## Aim of the task
Every line with the word "this" in it should be extracted from the data that follows.

== Material for the task

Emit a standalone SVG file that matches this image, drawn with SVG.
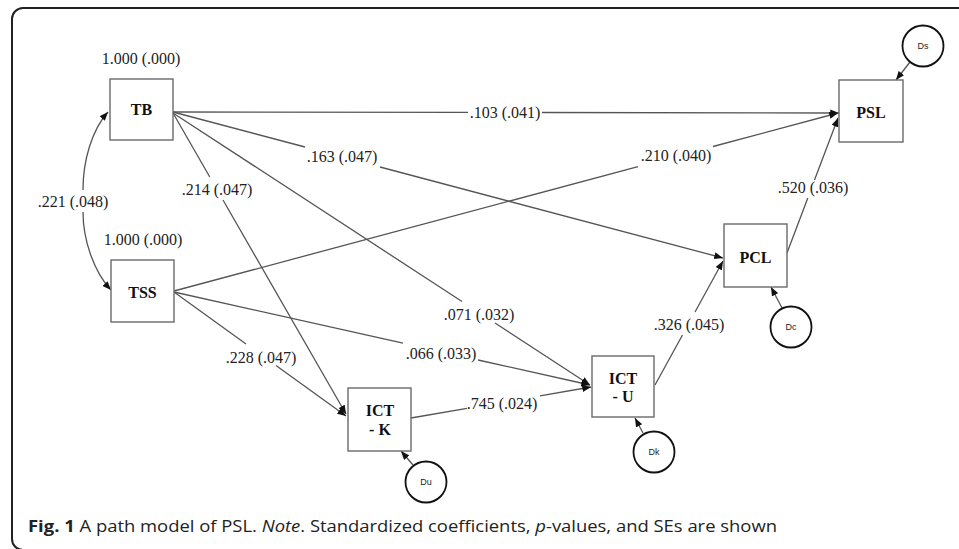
<svg xmlns="http://www.w3.org/2000/svg" width="959" height="549" viewBox="0 0 959 549">
  <style>
    .frame { fill: #fff; stroke: #222; stroke-width: 2; }
    .box { fill: #fff; stroke: #6a6a6a; stroke-width: 1.4; }
    .err { fill: #fff; stroke: #111; stroke-width: 1.8; }
    .edge { fill: none; stroke: #555; stroke-width: 1.3; marker-end: url(#arrow); }
    .node { font-family: "Liberation Serif", "Times New Roman", serif; font-weight: bold; font-size: 16px; fill: #111; text-anchor: middle; }
    .coef { font-family: "Liberation Serif", "Times New Roman", serif; font-size: 16px; fill: #222; text-anchor: middle; }
    .dist { font-family: "Liberation Sans", Arial, sans-serif; font-size: 9px; fill: #222; text-anchor: middle; }
    .cap { font-family: "Open Sans", "Noto Sans", sans-serif; font-size: 16px; fill: #222; }
  </style>
  <defs>
    <marker id="arrow" viewBox="0 0 10 8" refX="10" refY="4" markerWidth="9" markerHeight="7" markerUnits="userSpaceOnUse" orient="auto">
      <path d="M0,0 L10,4 L0,8 z" fill="#111"/>
    </marker>
  </defs>

  <!-- outer figure frame (runs past the right and bottom edges) -->
  <rect class="frame" x="12" y="8" width="960" height="542" rx="11"/>

  <!-- connectors: each path is broken where its coefficient label sits -->
  <g id="connectors">
    <path class="edge" d="M173,112 L468,112.4 M542,112.5 L839,113"/>
    <path class="edge" d="M173,112 L305,147 M380,167 L723,258"/>
    <path class="edge" d="M173,113 L209.8,177 M223,200 L346,414"/>
    <path class="edge" d="M173,113 L462,301.5 M495,323 L590,385"/>
    <path class="edge" d="M174,291 L638,166.6 M713,146.5 L838,113"/>
    <path class="edge" d="M174,292 L403,343.2 M478,360 L590,385"/>
    <path class="edge" d="M174,292 L246,344 M276,365.5 L346,416"/>
    <path class="edge" d="M411,418 L467,408.4 M540,395.8 L591,387"/>
    <path class="edge" d="M655,385 L682.5,335 M695,312 L723,261"/>
    <path class="edge" d="M787,253 L807.8,198 M814.5,180 L838,118"/>
    <!-- disturbance arrows -->
    <path class="edge" d="M910,62 L896,80"/>
    <path class="edge" d="M782,308 L771,287"/>
    <path class="edge" d="M643,433 L635,418"/>
    <path class="edge" d="M413,465 L401,451"/>
    <!-- covariance between TB and TSS -->
    <path class="edge" d="M83,190 C83,160 92,130 108,112"/>
    <path class="edge" d="M83,212 C83,240 94,272 111,290"/>
  </g>

  <!-- coefficient labels -->
  <g id="coefficients">
    <text class="coef" x="141" y="64">1.000 (.000)</text>
    <text class="coef" x="143" y="245">1.000 (.000)</text>
    <text class="coef" x="73" y="207">.221 (.048)</text>
    <text class="coef" x="505" y="118">.103 (.041)</text>
    <text class="coef" x="342" y="162">.163 (.047)</text>
    <text class="coef" x="217" y="195">.214 (.047)</text>
    <text class="coef" x="479" y="320">.071 (.032)</text>
    <text class="coef" x="676" y="161">.210 (.040)</text>
    <text class="coef" x="441" y="359">.066 (.033)</text>
    <text class="coef" x="261" y="363">.228 (.047)</text>
    <text class="coef" x="502" y="409">.745 (.024)</text>
    <text class="coef" x="689" y="330">.326 (.045)</text>
    <text class="coef" x="813" y="193">.520 (.036)</text>
  </g>

  <g id="TB">
    <rect class="box" x="110" y="79" width="63" height="61"/>
    <text class="node" x="141.5" y="115">TB</text>
  </g>
  <g id="TSS">
    <rect class="box" x="111" y="260" width="63" height="62"/>
    <text class="node" x="142.5" y="298">TSS</text>
  </g>
  <g id="PSL">
    <rect class="box" x="839" y="80" width="64" height="62"/>
    <text class="node" x="871" y="118">PSL</text>
  </g>
  <g id="PCL">
    <rect class="box" x="724" y="224" width="63" height="63"/>
    <text class="node" x="755.5" y="263">PCL</text>
  </g>
  <g id="ICT-K">
    <rect class="box" x="348" y="388" width="63" height="63"/>
    <text class="node" x="380" y="416">ICT</text>
    <text class="node" x="380" y="435">- K</text>
  </g>
  <g id="ICT-U">
    <rect class="box" x="592" y="356" width="62" height="61"/>
    <text class="node" x="623" y="384">ICT</text>
    <text class="node" x="623" y="402">- U</text>
  </g>

  <g id="Ds">
    <circle class="err" cx="923" cy="46" r="20.5"/>
    <text class="dist" x="923" y="49">Ds</text>
  </g>
  <g id="Dc">
    <circle class="err" cx="791" cy="327" r="20.5"/>
    <text class="dist" x="791" y="330">Dc</text>
  </g>
  <g id="Dk">
    <circle class="err" cx="654" cy="452" r="20.5"/>
    <text class="dist" x="654" y="455">Dk</text>
  </g>
  <g id="Du">
    <circle class="err" cx="426" cy="482" r="20.5"/>
    <text class="dist" x="426" y="485">Du</text>
  </g>

  <!-- caption -->
  <text class="cap" x="28" y="532" textLength="749" lengthAdjust="spacingAndGlyphs"><tspan font-weight="bold">Fig. 1</tspan> A path model of PSL. <tspan font-style="italic">Note</tspan>. Standardized coefficients, <tspan font-style="italic">p</tspan>-values, and SEs are shown</text>
</svg>
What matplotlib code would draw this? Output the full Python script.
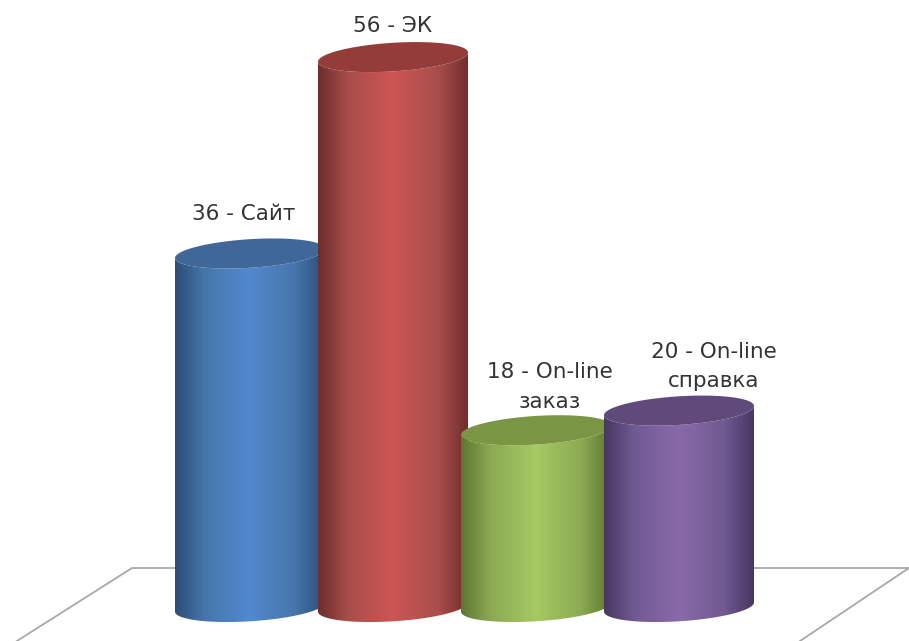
import numpy as np
import matplotlib
matplotlib.use('Agg')
import matplotlib.pyplot as plt
from matplotlib.colors import LinearSegmentedColormap
from matplotlib.patches import Polygon

plt.rcParams['font.family'] = ['DejaVu Sans']

values = [36, 56, 18, 20]
names = ['Сайт', 'ЭК', 'On-line\nзаказ', 'On-line\nсправка']

edge_colors = ['#2b4e78', '#6e2d2b', '#5c7830', '#483762']
mid_colors = ['#4676ab', '#a84e4b', '#8caa54', '#705a92']
light_colors = ['#5289cf', '#cc5653', '#a6c962', '#8a6aa9']
top_colors = ['#3f6797', '#943c3a', '#7a9544', '#604a7b']

# pixels per category step and per unit of value
px_x = 143
px_y = 9.82
bar_w = 75 / px_x
ell_h = 14.3 / px_y
ell_tilt = 4.6 / px_y

fig = plt.figure(figsize=(9.09, 6.41), dpi=100)
ax = fig.add_axes([0, 0, 1, 1])
xlim = (-250 / px_x, 659 / px_x)
ylim = (-34 / px_y, 607 / px_y)

# floor of the 3d box, behind the cylinders
floor_y = 39 / px_y
front_y = ylim[0]
ax.plot([-1.63, -0.825, xlim[1]], [front_y, floor_y, floor_y],
        color='#a8a8a8', lw=1.3, zorder=1)
ax.plot([xlim[1], 3.846], [floor_y, front_y], color='#a8a8a8', lw=1.3, zorder=1)

t = np.linspace(0, np.pi, 120)
for i, v in enumerate(values):
    cmap = LinearSegmentedColormap.from_list(
        'cyl', [(0, edge_colors[i]), (0.2, mid_colors[i]), (0.5, light_colors[i]),
                (0.8, mid_colors[i]), (1, edge_colors[i])])
    ex = i + bar_w * np.cos(t)
    # lower half of the tilted ellipse, right end to left end
    ey = ell_tilt * np.cos(t) - ell_h * np.sin(t)
    body = np.vstack([np.column_stack([ex, ey + v]),
                      np.column_stack([ex[::-1], ey[::-1]])])
    z = 2 + i
    im = ax.imshow(np.linspace(0, 1, 256)[None, :], cmap=cmap, aspect='auto',
                   extent=(i - bar_w, i + bar_w, -ell_h - 1, v + ell_h), zorder=z)
    clip = Polygon(body, closed=True, transform=ax.transData)
    im.set_clip_path(clip)

    a = np.linspace(0, 2 * np.pi, 200)
    top = np.column_stack([i + bar_w * np.cos(a),
                           v + ell_tilt * np.cos(a) + ell_h * np.sin(a)])
    ax.add_patch(Polygon(top, closed=True, fc=top_colors[i], ec='none', zorder=z))

# label offsets from the top of each cylinder, in points
label_dx = [-6, 0, 14, 35]
label_dy = [39, 31, 43, 44]
for i, v in enumerate(values):
    ax.annotate(f'{v} - {names[i]}', (i, v),
                xytext=(label_dx[i] * 0.72, label_dy[i] * 0.72),
                textcoords='offset points', ha='center', va='center',
                fontsize=15.5, color='#333333', linespacing=1.6, zorder=10)

ax.set_xlim(xlim)
ax.set_ylim(ylim)
ax.axis('off')
fig.savefig('out.png', dpi=100)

====

## The result
Emit a standalone SVG file that matches this image, drawn with SVG.
What matplotlib code would draw this? Output the full Python script.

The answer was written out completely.